CBD News met with a number of traders who would like to like to leave, but there are no buyers in the current environment.

Luke Craczyk of The Eggporium in I Shed acknowledges that all traders have been given tenure until 2021, but he says this is not enough.

“We’re stuck,” he said.  “We can’t make any improvements and we can’t leave. It’s like having a job that you’re not allowed to leave.”

Mr Craczyk says he bought his business with four years remaining on an eighteen-year licence (6x6x6) and was assured the time that a similar licence would be forthcoming if he traded within the rules.

CBD News has seen an August 2017 email from QVM management which asks him to either sign the 2021 extension or leave.

“If you are not intending to sign it, we will take that as an indication that you wish to relinquish your licence and we will move ahead accordingly,” the email says.

Mr Craczyk said this approach to negotiation was contrary to Australian Consumer and Competition Commission regulations.

He said contradictory messaging and a high turnover of management staff also didn’t help.

“It might be alright if you thought that any one knew what they were talking about,” he said.

Mr Craczyk said traders had always wanted from management better parking arrangements and better marketing.

“These two things haven’t been delivered,” he said. “The rest of the stuff that they talk about is somewhat irrelevant to everybody.”

Mr Craczyk said “a letter of comfort” guaranteeing tenure post-renewal would satisfy traders that they had a secure future.

He said some traders felt that management was deliberately running down the market and privately wanted the get rid of as many traders as possible.

This was particularly true, he said, following the release of a 2012 email from QVM chair Paul Guerra instructing staff not to sign new leases which could become a liability on the company “if and when the redevelopment goes ahead”.

But new QVM chief executive Stan Liacos says the market desperately wanted to keep traders like Mr Craczyk.

He said management had offered most traders a longer licence renewal than what they had previously enjoyed.

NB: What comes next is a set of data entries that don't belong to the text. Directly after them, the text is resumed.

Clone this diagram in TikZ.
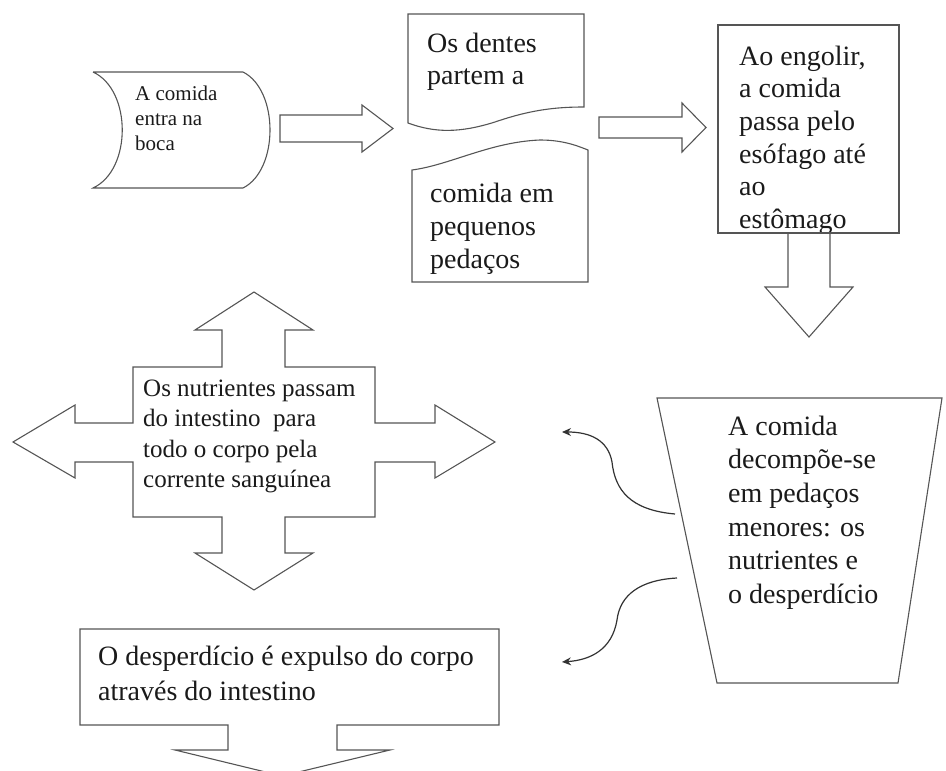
\documentclass[tikz,border=0pt]{standalone}
\usepackage{fontspec}
\setmainfont{Liberation Serif}
\usetikzlibrary{arrows.meta}
\definecolor{linha}{HTML}{555555}
\definecolor{tinta}{HTML}{1A1A1A}

\begin{document}
\begin{tikzpicture}[x=1pt,y=-1pt,
  forma/.style={draw=linha,line width=1.1pt},
  texto/.style={anchor=north west,inner sep=0pt,align=left,text=tinta},
  seta/.style={draw=black!80,line width=1.2pt,-{Stealth[length=9pt,width=8pt]}}]
\useasboundingbox (0,0) rectangle (946,771);

  % Boca
\draw[forma] (93,72) -- (243,72) .. controls (279,90) and (279,170) .. (243,188)
  -- (93,188) .. controls (132,170) and (132,90) .. (93,72);
\node[texto,font=\fontsize{21}{25}\selectfont] (boca) at (135,85.5) {A comida\\entra na\\boca};

% Seta 1
\draw[forma] (280,115) -- (362,115) -- (362,105) -- (393,128.5) -- (362,152)
  -- (362,142) -- (280,142) -- cycle;

  % Dentes
\draw[forma] (408,14) -- (584,14) -- (584,107) .. controls (555,107) and (530,110) .. (495,122)
  .. controls (460,133) and (435,133) .. (408,123) -- cycle;
\node[texto,font=\fontsize{28}{32}\selectfont] (dentes) at (427,32.7) {Os dentes\\partem a};

\draw[forma] (412,170) .. controls (450,165) and (490,142) .. (540,140)
  .. controls (565,140) and (580,147) .. (588,150) -- (588,282) -- (412,282) -- cycle;
\node[texto,font=\fontsize{28}{33}\selectfont] (pedacos) at (430,182.7) {comida em\\pequenos\\pedaços};

% Seta 2
\draw[forma] (599,117) -- (682,117) -- (682,103) -- (706,127.5) -- (682,152)
  -- (682,138) -- (599,138) -- cycle;

  % Esofago
\begin{scope}
  \clip (718,25) rectangle (899,233);
  \node[texto,font=\fontsize{28}{32.6}\selectfont] (esofago) at (739,45.7)
    {Ao engolir,\\a comida\\passa pelo\\esófago até\\ao\\estômago};
\end{scope}
\draw[forma] (718,25) rectangle (899,233);
\draw[forma] (788,233) -- (788,287) -- (765,287) -- (809,337) -- (853,287)
  -- (830,287) -- (830,233);

% Estomago
\coordinate (t1) at (657,398);
\coordinate (t2) at (942,398);
\coordinate (t3) at (898,683);
\coordinate (t4) at (717,683);
\draw[forma] (t1) -- (t2) -- (t3) -- (t4) -- cycle;
\node[texto,font=\fontsize{28}{33.6}\selectfont] (estomago) at (728,415.7)
  {A comida\\decompõe-se\\em pedaços\\menores: os\\nutrientes e\\o desperdício};

  % Nutrientes (cruz)
\draw[forma] (133,367) -- (222,367) -- (222,330) -- (195,330) -- (254,292) -- (313,330)
  -- (285,330) -- (285,367) -- (375,367) -- (375,423) -- (435,423) -- (435,405)
  -- (495,442) -- (435,478) -- (435,462) -- (375,462) -- (375,517) -- (285,517)
  -- (285,553) -- (313,553) -- (254,590) -- (195,553) -- (222,553) -- (222,517)
  -- (133,517) -- (133,462) -- (75,462) -- (75,478) -- (13,442) -- (75,405)
  -- (75,423) -- (133,423) -- cycle;
\node[texto,font=\fontsize{25}{30.3}\selectfont] (nutrientes) at (143,379.75)
  {Os nutrientes passam\\do intestino\ \ para\\todo o corpo pela\\corrente sanguínea};

% Desperdicio
\draw[forma] (80,629) -- (499,629) -- (499,725) -- (337,725) -- (337,750) -- (390,750)
  -- (282,776) -- (175,750) -- (228,750) -- (228,725) -- (80,725) -- cycle;
\node[texto,font=\fontsize{28}{35}\selectfont] (desperdicio) at (98,645.7)
  {O desperdício é expulso do corpo\\através do intestino};

  % setas curvas
\coordinate (saida1) at (675,514);
\coordinate (saida2) at (677,578);
\coordinate (nutr) at (562,432);
\coordinate (desp) at (562,662);
\draw[seta] (saida1) .. controls (630,510) and (615,490) .. (612,462)
  .. controls (608,440) and (590,432) .. (nutr);
\draw[seta] (saida2) .. controls (640,580) and (620,595) .. (617,620)
  .. controls (612,650) and (590,660) .. (desp);
\end{tikzpicture}
\end{document}
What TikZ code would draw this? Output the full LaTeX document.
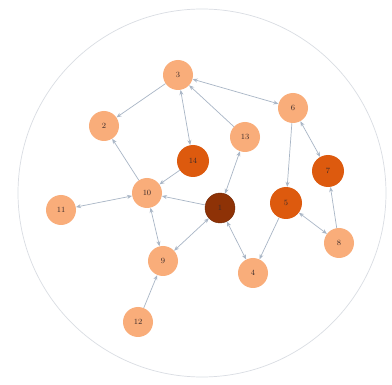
\documentclass[tikz,border=0pt]{standalone}
\usetikzlibrary{arrows.meta}
\definecolor{lightor}{HTML}{F9AD7A}
\definecolor{midor}{HTML}{DD5A0E}
\definecolor{darkor}{HTML}{8E3206}
\definecolor{edgec}{HTML}{A9B6C6}
\definecolor{ringc}{HTML}{DADDE3}
\definecolor{labc}{HTML}{3A2A2A}
\begin{document}
\begin{tikzpicture}[x=1pt,y=-1pt,
  vnode/.style={circle,minimum size=30pt,inner sep=0pt,text=labc,font=\fontsize{8}{9}\selectfont},
  lt/.style={vnode,fill=lightor},
  md/.style={vnode,fill=midor,minimum size=32pt},
  dk/.style={vnode,fill=darkor,draw=darkor!80!black,line width=0.4pt},
  tip/.tip={Stealth[length=5pt,width=4pt]},
  ed/.style={draw=edgec,line width=0.7pt,-tip},
  bi/.style={draw=edgec,line width=0.7pt,tip-tip}]
\useasboundingbox (0,0) rectangle (392,385);
\fill[white] (0,0) rectangle (392,385);
\draw[ringc,line width=0.7pt] (202,193) circle (184);
\node[lt] (n3) at (178,75) {3};
\node[lt] (n2) at (104,126) {2};
\node[lt] (n6) at (293,108) {6};
\node[lt] (n13) at (245,137) {13};
\node[md] (n14) at (193,161) {14};
\node[md] (n7) at (328,171) {7};
\node[lt] (n10) at (147,193) {10};
\node[lt] (n11) at (61,210) {11};
\node[dk] (n1) at (220,208) {1};
\node[md] (n5) at (286,203) {5};
\node[lt] (n8) at (339,243) {8};
\node[lt] (n9) at (163,261) {9};
\node[lt] (n4) at (253,273) {4};
\node[lt] (n12) at (138,322) {12};
\draw[ed] (n3) -- (n2);
\draw[bi] (n3) -- (n6);
\draw[bi] (n3) -- (n14);
\draw[ed] (n13) -- (n3);
\draw[bi] (n13) -- (n1);
\draw[ed] (n6) -- (n5);
\draw[bi] (n6) -- (n7);
\draw[ed] (n8) -- (n7);
\draw[bi] (n8) -- (n5);
\draw[ed] (n5) -- (n4);
\draw[bi] (n1) -- (n4);
\draw[ed] (n1) -- (n10);
\draw[bi] (n9) -- (n1);
\draw[bi] (n10) -- (n9);
\draw[ed] (n14) -- (n10);
\draw[ed] (n10) -- (n2);
\draw[bi] (n11) -- (n10);
\draw[ed] (n12) -- (n9);
\end{tikzpicture}
\end{document}
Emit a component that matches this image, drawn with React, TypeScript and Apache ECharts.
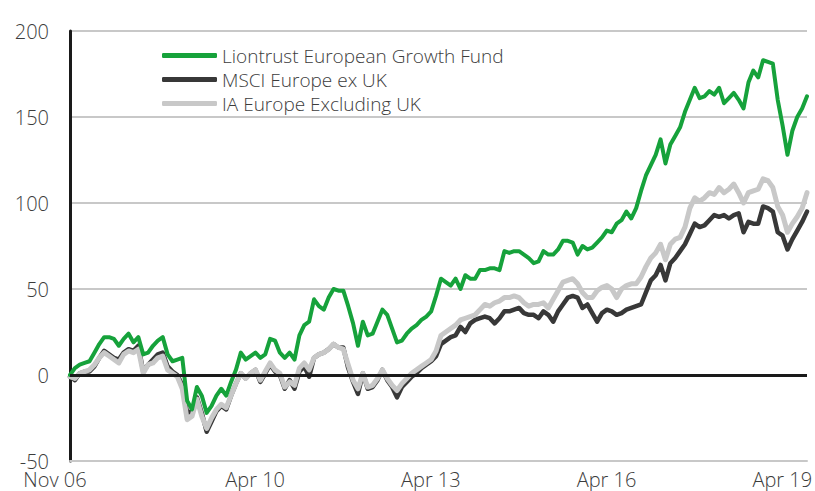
import React, { useEffect, useRef } from "react";
import * as echarts from "echarts";

const seriesNames = ["Liontrust European Growth Fund", "MSCI Europe ex UK", "IA Europe Excluding UK"];
const colors = ["#16a23b", "#383838", "#c8c8c8"];

// Monthly, Nov 06 .. Jun 19
const liontrust = [
  0, 4, 6, 7, 8, 13, 18, 22, 22, 21, 17, 21, 24, 19, 22, 12, 13, 17, 20, 22,
  12, 8, 9, 10, -15, -20, -7, -12, -22, -18, -12, -8, -12, -4, 3, 13, 9, 11, 13, 10,
  12, 21, 20, 13, 10, 13, 9, 23, 29, 31, 44, 40, 38, 45, 50, 49, 49, 40, 30, 17,
  31, 23, 24, 31, 38, 35, 27, 19, 20, 24, 27, 29, 32, 34, 37, 46, 56, 54, 52, 56,
  50, 58, 56, 56, 61, 61, 62, 62, 61, 72, 71, 72, 72, 70, 68, 65, 66, 72, 70, 70,
  73, 78, 78, 77, 70, 75, 73, 74, 77, 80, 84, 83, 88, 90, 95, 91, 97, 107, 116, 122,
  128, 137, 123, 134, 139, 144, 153, 160, 167, 161, 162, 165, 163, 167, 158, 161, 164, 160, 155, 170,
  177, 173, 183, 182, 181, 160, 145, 128, 142, 150, 155, 162,
];
const msci = [
  -1, -3, 1, 2, 2, 5, 10, 14, 12, 10, 9, 13, 15, 14, 17, 2, 6, 9, 12, 13,
  5, 2, 0, -6, -22, -21, -13, -22, -33, -27, -21, -18, -20, -12, -5, 1, -2, 1, 3, -4,
  1, 6, 2, 0, -8, -3, -8, 2, 5, -1, 10, 12, 13, 15, 18, 16, 16, 4, -4, -11,
  1, -8, -7, -3, 3, -3, -7, -13, -7, -4, -1, 1, 4, 6, 8, 11, 18, 20, 22, 23,
  28, 25, 30, 32, 33, 34, 33, 30, 33, 37, 37, 38, 39, 36, 35, 35, 33, 37, 35, 31,
  37, 41, 45, 46, 45, 39, 41, 36, 31, 36, 38, 37, 35, 36, 38, 39, 40, 41, 48, 55,
  58, 64, 55, 65, 68, 72, 76, 82, 88, 86, 87, 90, 93, 92, 93, 91, 93, 94, 83, 89,
  88, 88, 98, 97, 95, 83, 81, 73, 79, 84, 89, 95,
];
const iaEurope = [
  -1, -2, 1, 2, 3, 6, 10, 13, 11, 9, 7, 12, 14, 13, 15, 1, 6, 7, 10, 11,
  3, 1, -1, -8, -26, -24, -14, -24, -31, -25, -20, -17, -19, -12, -5, 1, -2, 1, 3, -3,
  2, 7, 3, 1, -7, -4, -6, 4, 7, 3, 10, 12, 13, 15, 18, 16, 15, 6, -3, -8,
  1, -7, -6, -2, 3, -2, -6, -9, -5, -2, 1, 3, 5, 7, 9, 14, 23, 25, 27, 29,
  32, 33, 34, 35, 38, 41, 40, 42, 43, 45, 45, 46, 45, 42, 40, 41, 41, 42, 39, 44,
  49, 54, 55, 56, 53, 48, 45, 45, 49, 51, 52, 50, 45, 50, 52, 53, 53, 57, 63, 68,
  71, 76, 67, 76, 79, 80, 86, 97, 103, 101, 103, 106, 105, 109, 106, 108, 111, 106, 100, 106,
  107, 108, 114, 113, 109, 98, 93, 83, 88, 92, 97, 106,
];

const tickLabels = ["Nov 06", "Apr 10", "Apr 13", "Apr 16", "Apr 19"];

const monthNames = ["Jan", "Feb", "Mar", "Apr", "May", "Jun", "Jul", "Aug", "Sep", "Oct", "Nov", "Dec"];
const categories: string[] = liontrust.map((_, i) => {
  const m = (10 + i) % 12;
  const y = 2006 + Math.floor((10 + i) / 12);
  return monthNames[m] + " " + String(y % 100).padStart(2, "0");
});

const FONT = "'Open Sans', sans-serif";

export default function App() {
  const ref = useRef<HTMLDivElement>(null);
  useEffect(() => {
    if (!ref.current) return;
    const chart = echarts.init(ref.current, undefined, { renderer: "svg" });
    const datasets = [liontrust, msci, iaEurope];
    const widths = [4, 4.5, 5];
    const zs = [4, 2, 3];
    chart.setOption({
      animation: false,
      backgroundColor: "#ffffff",
      grid: { left: 70, right: 8, top: 31, bottom: 30, containLabel: false, outerBoundsMode: "none" },
      legend: {
        orient: "vertical",
        left: 157,
        top: 41,
        itemWidth: 55,
        itemHeight: 5,
        itemGap: 5,
        icon: "roundRect",
        data: seriesNames,
        textStyle: { fontFamily: FONT, fontWeight: 300, fontSize: 19, color: "#3c3c3c", lineHeight: 19 },
      },
      xAxis: {
        type: "category",
        data: categories,
        boundaryGap: false,
        axisLine: { show: true, onZero: false, lineStyle: { color: "#c8c8c8", width: 2 } },
        axisTick: { show: false },
        splitLine: { show: false },
        axisLabel: {
          interval: (idx: number, val: string) => tickLabels.includes(val),
          hideOverlap: false,
          margin: 8,
          formatter: (val: string) => "{t|" + val + "}{s|}",
          rich: {
            t: { fontFamily: FONT, fontWeight: 300, fontSize: 20, color: "#3c3c3c" },
            s: { width: 30 },
          },
          fontFamily: FONT,
          fontSize: 20,
          color: "#3c3c3c",
        },
      },
      yAxis: {
        type: "value",
        min: -50,
        max: 200,
        interval: 50,
        axisLine: { show: true, lineStyle: { color: "#1a1a1a", width: 3 } },
        axisTick: { show: false },
        splitLine: { show: true, lineStyle: { color: "#c8c8c8", width: 2 } },
        axisLabel: {
          margin: 21,
          fontFamily: FONT,
          fontWeight: 300,
          fontSize: 20,
          color: "#3c3c3c",
        },
      },
      series: seriesNames.map((name, k) => ({
        name,
        type: "line",
        data: datasets[k],
        symbol: "none",
        z: zs[k],
        lineStyle: { color: colors[k], width: widths[k], join: "round", cap: "round" },
        itemStyle: { color: colors[k] },
        markLine:
          k === 1
            ? {
                silent: true,
                symbol: "none",
                label: { show: false },
                lineStyle: { color: "#1a1a1a", width: 3, type: "solid" },
                data: [{ yAxis: 0 }],
              }
            : undefined,
      })),
    });
    return () => chart.dispose();
  }, []);
  return <div ref={ref} style={{ width: 815, height: 491, position: "absolute", left: 0, top: 0 }} />;
}
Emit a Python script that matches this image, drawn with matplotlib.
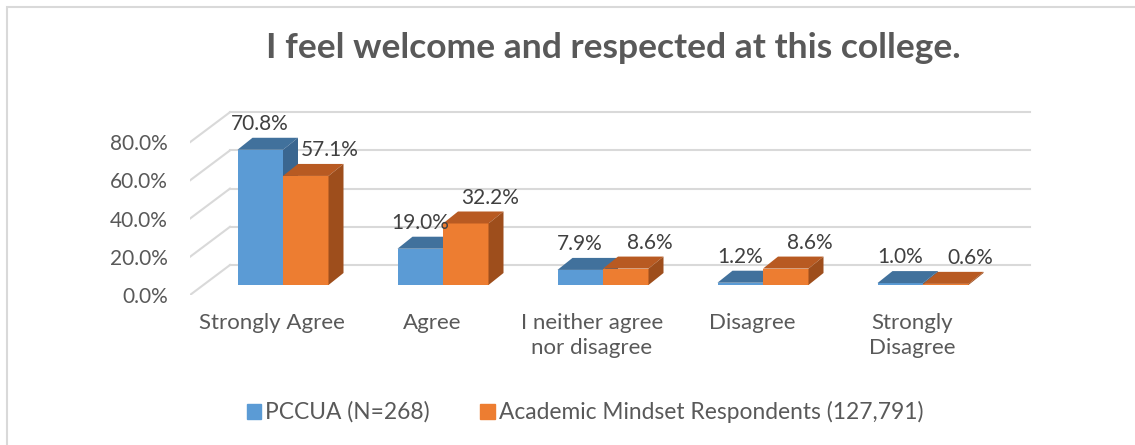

“When the renewal projects are underway and we actually have more certainty of project completion dates ourselves, we do look forward to entering into many more new or extended leases and licences providing our many hundreds of traders with more secure tenure than we have been able to provide before, particularly where they too are keen to co-invest in the fit out of the market,” Mr Liacos said.

“We understand that this is what our trader community has been longing for.  We are keen to deliver on that commitment once our desperately needed renewal works are well underway.”

“Luke is a highly valued licensed trader and exactly the sort of business we think contributes to making Queen Victoria Market the special place that it is.  He commands a pivotal location in Shed I and has a popular offering for customers.”

“Back in August 2016, QVM management made a strong commitment to guarantee tenure to all traders operating at the market at that time through to the end of the renewal development period.   We have formally offered all leaseholders and licensees security until December 2021.   This degree of tenure is actually longer than what most licensees had had prior.  It was a significant commitment.”

“Our recently extended leases and licences do permit, if necessary, for traders to be relocated from their current trading locations while works are underway so they can continue to trade at the market right throughout renewal works.”